Written instruction: The lines from the top of the material through the line with "ax.set_ylim(0, 20.35)" are to be set down exactly. Leave the pictures out.

********************

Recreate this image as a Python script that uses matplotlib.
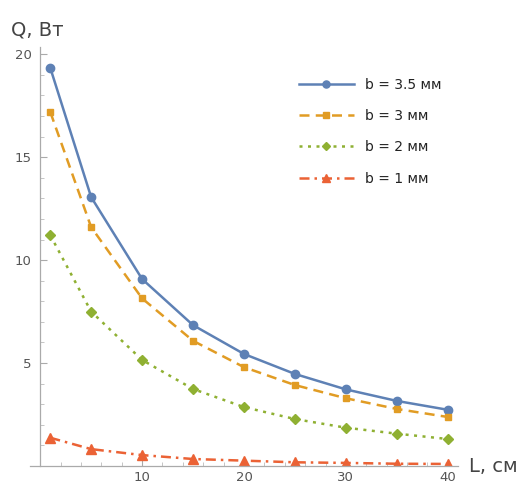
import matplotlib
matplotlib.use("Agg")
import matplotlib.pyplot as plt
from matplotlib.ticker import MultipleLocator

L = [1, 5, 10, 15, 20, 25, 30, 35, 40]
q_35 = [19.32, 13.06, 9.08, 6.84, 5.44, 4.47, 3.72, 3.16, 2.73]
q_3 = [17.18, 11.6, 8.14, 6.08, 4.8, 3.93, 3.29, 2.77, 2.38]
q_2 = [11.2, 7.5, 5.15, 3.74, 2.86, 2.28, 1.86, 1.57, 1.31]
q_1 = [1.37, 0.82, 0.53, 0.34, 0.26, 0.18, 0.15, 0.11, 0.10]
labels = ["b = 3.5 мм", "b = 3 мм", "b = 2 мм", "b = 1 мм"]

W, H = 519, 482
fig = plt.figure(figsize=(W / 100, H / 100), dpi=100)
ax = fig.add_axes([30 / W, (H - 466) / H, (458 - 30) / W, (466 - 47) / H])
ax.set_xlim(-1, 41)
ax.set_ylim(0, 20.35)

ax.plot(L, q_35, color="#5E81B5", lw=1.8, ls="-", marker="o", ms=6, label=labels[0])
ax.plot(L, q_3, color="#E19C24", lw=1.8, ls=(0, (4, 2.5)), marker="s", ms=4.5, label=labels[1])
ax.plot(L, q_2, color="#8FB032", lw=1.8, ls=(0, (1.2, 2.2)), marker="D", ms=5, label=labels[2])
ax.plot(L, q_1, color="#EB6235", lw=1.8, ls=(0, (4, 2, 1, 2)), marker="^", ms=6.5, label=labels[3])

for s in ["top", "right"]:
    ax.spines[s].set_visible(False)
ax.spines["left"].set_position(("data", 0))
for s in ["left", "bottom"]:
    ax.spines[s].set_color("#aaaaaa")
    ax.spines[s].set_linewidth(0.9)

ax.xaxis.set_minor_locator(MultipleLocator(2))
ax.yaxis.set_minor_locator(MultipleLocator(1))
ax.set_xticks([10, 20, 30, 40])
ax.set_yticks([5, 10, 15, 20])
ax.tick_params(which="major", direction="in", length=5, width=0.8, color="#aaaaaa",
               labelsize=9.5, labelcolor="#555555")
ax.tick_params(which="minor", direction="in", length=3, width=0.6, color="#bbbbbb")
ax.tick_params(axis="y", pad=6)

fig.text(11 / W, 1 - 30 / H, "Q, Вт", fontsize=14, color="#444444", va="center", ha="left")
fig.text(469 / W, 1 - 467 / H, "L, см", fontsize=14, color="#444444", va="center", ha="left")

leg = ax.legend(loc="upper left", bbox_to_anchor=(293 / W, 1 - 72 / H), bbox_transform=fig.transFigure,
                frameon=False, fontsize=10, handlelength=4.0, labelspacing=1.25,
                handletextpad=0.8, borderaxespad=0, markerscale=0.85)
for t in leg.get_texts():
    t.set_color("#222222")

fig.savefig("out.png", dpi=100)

********************

Result below:
Recreate this image as a Python script that uses matplotlib.
import matplotlib
matplotlib.use("Agg")
import matplotlib.pyplot as plt
from matplotlib.ticker import MultipleLocator

L = [1, 5, 10, 15, 20, 25, 30, 35, 40]
q_35 = [19.32, 13.06, 9.08, 6.84, 5.44, 4.47, 3.72, 3.16, 2.73]
q_3 = [17.18, 11.6, 8.14, 6.08, 4.8, 3.93, 3.29, 2.77, 2.38]
q_2 = [11.2, 7.5, 5.15, 3.74, 2.86, 2.28, 1.86, 1.57, 1.31]
q_1 = [1.37, 0.82, 0.53, 0.34, 0.26, 0.18, 0.15, 0.11, 0.10]
labels = ["b = 3.5 мм", "b = 3 мм", "b = 2 мм", "b = 1 мм"]

W, H = 519, 482
fig = plt.figure(figsize=(W / 100, H / 100), dpi=100)
ax = fig.add_axes([30 / W, (H - 466) / H, (458 - 30) / W, (466 - 47) / H])
ax.set_xlim(-1, 41)
ax.set_ylim(0, 20.35)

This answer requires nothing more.